**Written problem:** Copy, from the entries below, each line in which the string "this" appears.

Rows from a dataset of charts and code:
============
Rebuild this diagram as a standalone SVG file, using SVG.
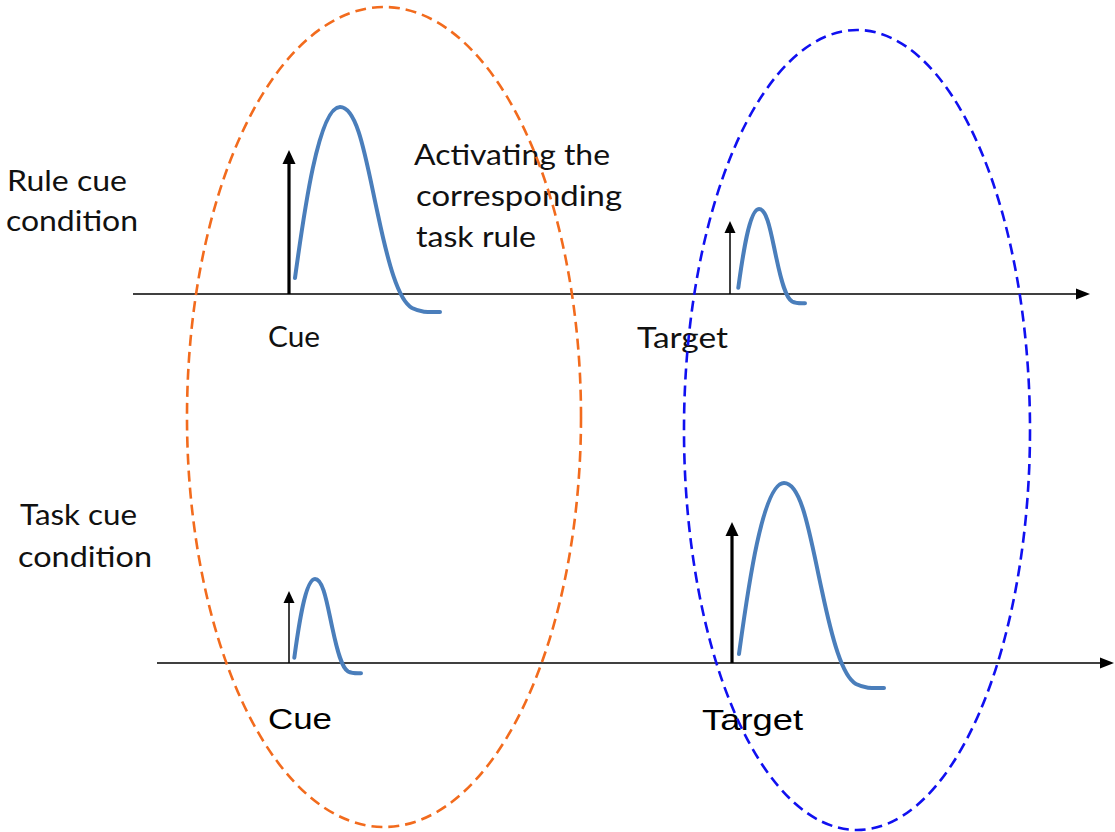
<svg xmlns="http://www.w3.org/2000/svg" width="1115" height="832" viewBox="0 0 1115 832">
<style>
.axis{stroke:#000;stroke-width:1.6;fill:none}
.wave{stroke:#4A7EBB;stroke-width:4;fill:none;stroke-linecap:round;stroke-linejoin:round}
.thick{stroke:#000;stroke-width:3.2}
.thin{stroke:#000;stroke-width:1.5}
.head{fill:#000}
.cal{font-family:Lato,"Liberation Sans",sans-serif;font-size:28px;fill:#111}
.ari{font-family:"Liberation Sans",Arial,sans-serif;font-size:29px;fill:#000}
.orange{fill:none;stroke:#F26B1D;stroke-width:2.6;stroke-dasharray:11 6}
.blue{fill:none;stroke:#1010F0;stroke-width:2.6;stroke-dasharray:11 6}
</style>
<rect width="1115" height="832" fill="#fff"/>
<g id="connectors">
<line class="axis" x1="133" y1="294" x2="1078" y2="294"/>
<polygon class="head" points="1090,294 1076,288.5 1076,299.5"/>
<line class="axis" x1="157" y1="663" x2="1102" y2="663"/>
<polygon class="head" points="1114,663 1100,657.5 1100,668.5"/>
</g>
<g id="rule-cue-label">
<text class="cal" x="7" y="191" textLength="120" lengthAdjust="spacingAndGlyphs">Rule cue</text>
<text class="cal" x="6" y="231" textLength="132" lengthAdjust="spacingAndGlyphs">condition</text>
</g>
<g id="task-cue-label">
<text class="cal" x="20" y="525" textLength="117" lengthAdjust="spacingAndGlyphs">Task cue</text>
<text class="cal" x="18" y="567" textLength="134" lengthAdjust="spacingAndGlyphs">condition</text>
</g>
<g id="annotation">
<text class="cal" x="414" y="165" textLength="196" lengthAdjust="spacingAndGlyphs">Activating the</text>
<text class="cal" x="416" y="206" textLength="206" lengthAdjust="spacingAndGlyphs">corresponding</text>
<text class="cal" x="416" y="247" textLength="120" lengthAdjust="spacingAndGlyphs">task rule</text>
</g>
<g id="rule-cue-event">
<line class="thick" x1="289" y1="294" x2="289" y2="162"/>
<polygon class="head" points="289,150 282.5,164 295.5,164"/>
<path class="wave" d="M295,278 C303,220 318,107 340,107 C358,107 366,160 378,215 C388,262 398,300 412,308 C422,313 430,312 440,312"/>
<text class="cal" x="268" y="347" textLength="52" lengthAdjust="spacingAndGlyphs">Cue</text>
</g>
<g id="rule-target-event">
<line class="thin" x1="730" y1="294" x2="730" y2="232"/>
<polygon class="head" points="730,221 724.5,233 735.5,233"/>
<path class="wave" d="M738.3,287.7 C742,261 748.9,209 759,209 C767.3,209 771,233.4 776.5,258.7 C781.1,280.3 785.7,297.8 792.1,301.5 C796.7,303.8 800.4,303.3 805,303.3"/>
<text class="cal" x="637" y="348" textLength="91" lengthAdjust="spacingAndGlyphs">Target</text>
</g>
<g id="task-cue-event">
<line class="thin" x1="289" y1="663" x2="289" y2="602"/>
<polygon class="head" points="289,591 283.5,603 294.5,603"/>
<path class="wave" d="M294.3,657.7 C298,631 304.9,579 315,579 C323.3,579 327,603.4 332.5,628.7 C337.1,650.3 341.7,667.8 348.1,671.5 C352.7,673.8 356.4,673.3 361,673.3"/>
<text class="ari" x="268" y="729" textLength="64" lengthAdjust="spacingAndGlyphs">Cue</text>
</g>
<g id="task-target-event">
<line class="thick" x1="732" y1="663" x2="732" y2="534"/>
<polygon class="head" points="732,522 725.5,536 738.5,536"/>
<path class="wave" d="M739,654 C747,596 762,483 784,483 C802,483 810,536 822,591 C832,638 842,676 856,684 C866,689 874,688 884,688"/>
<text class="ari" x="702" y="730" textLength="101" lengthAdjust="spacingAndGlyphs">Target</text>
</g>
<g id="cue-ellipse">
<ellipse class="orange" cx="384" cy="417" rx="197" ry="410"/>
</g>
<g id="target-ellipse">
<ellipse class="blue" cx="857" cy="430" rx="173" ry="400"/>
</g>
</svg>
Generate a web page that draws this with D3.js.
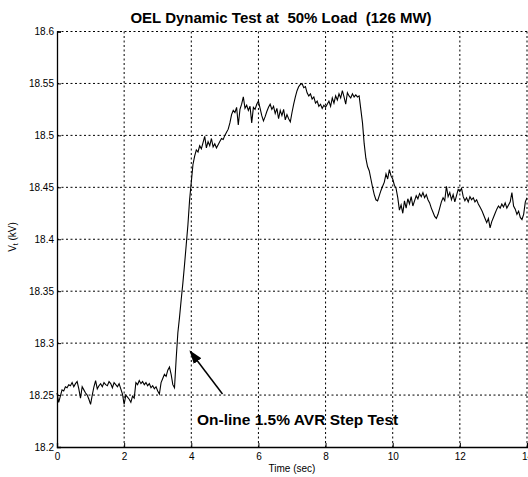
<!DOCTYPE html>
<meta charset="utf-8">
<style>
    body { margin: 0; background: #fff; }
    text { font-family: "Liberation Sans", Arial, sans-serif; fill: #000; }
    .grid line { stroke: #000; stroke-width: 1; stroke-dasharray: 2,2.5; }
    .trace { fill: none; stroke: #000; stroke-width: 1.1; }
</style>
<svg width="528" height="477"></svg>
<script src="https://d3js.org/d3.v7.min.js"></script>
<script>

    // terminal voltage, sampled every 0.05 s from t = 0 to 14 s
    var sampleStep = 0.05;
    var voltage = [
        // 0 - 0.95
        18.252, 18.243, 18.249, 18.255, 18.254, 18.258, 18.257, 18.260, 18.259, 18.262,
        18.258, 18.261, 18.263, 18.256, 18.247, 18.258, 18.255, 18.252, 18.250, 18.246,
        // 1 - 1.95
        18.241, 18.250, 18.258, 18.264, 18.256, 18.259, 18.261, 18.258, 18.262, 18.260,
        18.259, 18.263, 18.261, 18.257, 18.262, 18.260, 18.258, 18.261, 18.256, 18.251,
        // 2 - 2.95
        18.241, 18.250, 18.248, 18.246, 18.243, 18.249, 18.247, 18.262, 18.260, 18.264,
        18.261, 18.263, 18.260, 18.262, 18.259, 18.261, 18.257, 18.259, 18.256, 18.258,
        // 3 - 3.95
        18.254, 18.251, 18.262, 18.266, 18.270, 18.268, 18.274, 18.277, 18.270, 18.260,
        18.257, 18.285, 18.310, 18.325, 18.342, 18.358, 18.376, 18.395, 18.414, 18.438,
        // 4 - 4.95
        18.455, 18.472, 18.480, 18.486, 18.484, 18.490, 18.487, 18.493, 18.499, 18.488,
        18.494, 18.490, 18.497, 18.489, 18.492, 18.488, 18.491, 18.494, 18.497, 18.496,
        // 5 - 5.95
        18.500, 18.503, 18.506, 18.512, 18.520, 18.524, 18.522, 18.527, 18.510, 18.525,
        18.530, 18.537, 18.526, 18.529, 18.524, 18.528, 18.512, 18.527, 18.525, 18.530,
        // 6 - 6.95
        18.533, 18.526, 18.519, 18.514, 18.518, 18.523, 18.527, 18.530, 18.525, 18.528,
        18.521, 18.526, 18.516, 18.524, 18.519, 18.525, 18.515, 18.520, 18.516, 18.513,
        // 7 - 7.95
        18.522, 18.530, 18.537, 18.543, 18.547, 18.549, 18.550, 18.546, 18.547, 18.541,
        18.538, 18.540, 18.535, 18.537, 18.531, 18.533, 18.528, 18.530, 18.526, 18.529,
        // 8 - 8.95
        18.527, 18.530, 18.533, 18.528, 18.536, 18.531, 18.538, 18.534, 18.540, 18.536,
        18.543, 18.537, 18.530, 18.541, 18.538, 18.536, 18.540, 18.537, 18.539, 18.537,
        // 9 - 9.95
        18.538, 18.525, 18.512, 18.492, 18.478, 18.470, 18.466, 18.458, 18.450, 18.443,
        18.438, 18.437, 18.442, 18.447, 18.451, 18.455, 18.463, 18.458, 18.467, 18.461,
        // 10 - 10.95
        18.458, 18.452, 18.449, 18.440, 18.428, 18.433, 18.425, 18.437, 18.430, 18.439,
        18.434, 18.441, 18.432, 18.437, 18.442, 18.439, 18.444, 18.441, 18.445, 18.440,
        // 11 - 11.95
        18.443, 18.438, 18.435, 18.430, 18.426, 18.422, 18.420, 18.424, 18.430, 18.436,
        18.440, 18.437, 18.451, 18.441, 18.445, 18.438, 18.443, 18.436, 18.442, 18.448,
        // 12 - 12.95
        18.446, 18.449, 18.441, 18.437, 18.440, 18.436, 18.441, 18.438, 18.440, 18.436,
        18.438, 18.434, 18.431, 18.428, 18.424, 18.420, 18.416, 18.420, 18.411, 18.417,
        // 13 - 14
        18.421, 18.425, 18.429, 18.432, 18.430, 18.434, 18.431, 18.435, 18.430, 18.433,
        18.436, 18.445, 18.432, 18.429, 18.424, 18.427, 18.421, 18.419, 18.424, 18.436,
        18.440
    ];

    var xTicks = [0, 2, 4, 6, 8, 10, 12, 14];
    var yTicks = [18.2, 18.25, 18.3, 18.35, 18.4, 18.45, 18.5, 18.55, 18.6];
    var yTickLabels = ["18.2", "18.25", "18.3", "18.35", "18.4", "18.45", "18.5", "18.55", "18.6"];

    var svg = d3.select("svg"),
        plotLeft = 57, plotRight = 527, plotTop = 31.5, plotBottom = 447;

    var x = d3.scaleLinear().domain([0, 14]).range([plotLeft, plotRight]);
    var y = d3.scaleLinear().domain([18.2, 18.6]).range([plotBottom, plotTop]);

    // dotted grid
    var grid = svg.append("g").attr("class", "grid");
    grid.selectAll(".gx")
        .data(xTicks.slice(1))
        .enter().append("line")
        .attr("x1", function(d) { return x(d); })
        .attr("x2", function(d) { return x(d); })
        .attr("y1", plotTop)
        .attr("y2", plotBottom);
    grid.selectAll(".gy")
        .data(yTicks.slice(1))
        .enter().append("line")
        .attr("x1", plotLeft)
        .attr("x2", plotRight)
        .attr("y1", function(d) { return y(d); })
        .attr("y2", function(d) { return y(d); });

    // axes
    var xAxis = d3.axisBottom(x).tickValues(xTicks).tickSize(-4).tickPadding(6);
    var yAxis = d3.axisLeft(y).tickValues(yTicks).tickSize(-4).tickPadding(3)
        .tickFormat(function(d, i) { return yTickLabels[i]; });

    svg.append("g")
        .attr("transform", "translate(0," + plotBottom + ")")
        .call(xAxis)
        .call(function(g) {
            g.selectAll("text").attr("font-size", 10).attr("font-family", "Liberation Sans, Arial, sans-serif");
            g.select(".domain").attr("stroke-width", 1.3);
        });

    svg.append("g")
        .attr("transform", "translate(" + plotLeft + ",0)")
        .call(yAxis)
        .call(function(g) {
            g.selectAll("text").attr("font-size", 10).attr("font-family", "Liberation Sans, Arial, sans-serif");
            g.select(".domain").attr("stroke-width", 1.3);
        });

    // voltage trace
    var line = d3.line()
        .x(function(d, i) { return x(i * sampleStep); })
        .y(function(d) { return y(d); });

    svg.append("path")
        .datum(voltage)
        .attr("class", "trace")
        .attr("d", line);

    // titles
    svg.append("text")
        .attr("x", 281)
        .attr("y", 23)
        .attr("text-anchor", "middle")
        .attr("font-size", 15)
        .attr("font-weight", "bold")
        .style("white-space", "pre")
        .text("OEL Dynamic Test at  50% Load  (126 MW)");

    svg.append("text")
        .attr("x", x(7))
        .attr("y", 472)
        .attr("text-anchor", "middle")
        .attr("font-size", 10)
        .text("Time (sec)");

    var yl = svg.append("text")
        .attr("transform", "translate(16,237) rotate(-90)")
        .attr("text-anchor", "middle")
        .attr("font-size", 10);
    yl.append("tspan").text("V");
    yl.append("tspan").attr("font-size", 7).attr("dy", 2).text("t");
    yl.append("tspan").attr("dy", -2).text(" (kV)");

    // annotation
    svg.append("defs").append("marker")
        .attr("id", "head")
        .attr("viewBox", "0 0 10 10")
        .attr("refX", 9).attr("refY", 5)
        .attr("markerWidth", 9).attr("markerHeight", 9)
        .attr("orient", "auto")
        .append("path")
        .attr("d", "M0,1.5 L10,5 L0,8.5 Z")
        .attr("fill", "#000");

    svg.append("line")
        .attr("x1", x(4.93)).attr("y1", y(18.251))
        .attr("x2", x(3.97)).attr("y2", y(18.292))
        .attr("stroke", "#000")
        .attr("stroke-width", 1.5)
        .attr("marker-end", "url(#head)");

    svg.append("text")
        .attr("x", 197)
        .attr("y", 425)
        .attr("font-size", 15.5)
        .attr("font-weight", "bold")
        .text("On-line 1.5% AVR Step Test");

</script>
============
**Complete answer:**
Rebuild this diagram as a standalone SVG file, using SVG.
Generate a web page that draws this with D3.js.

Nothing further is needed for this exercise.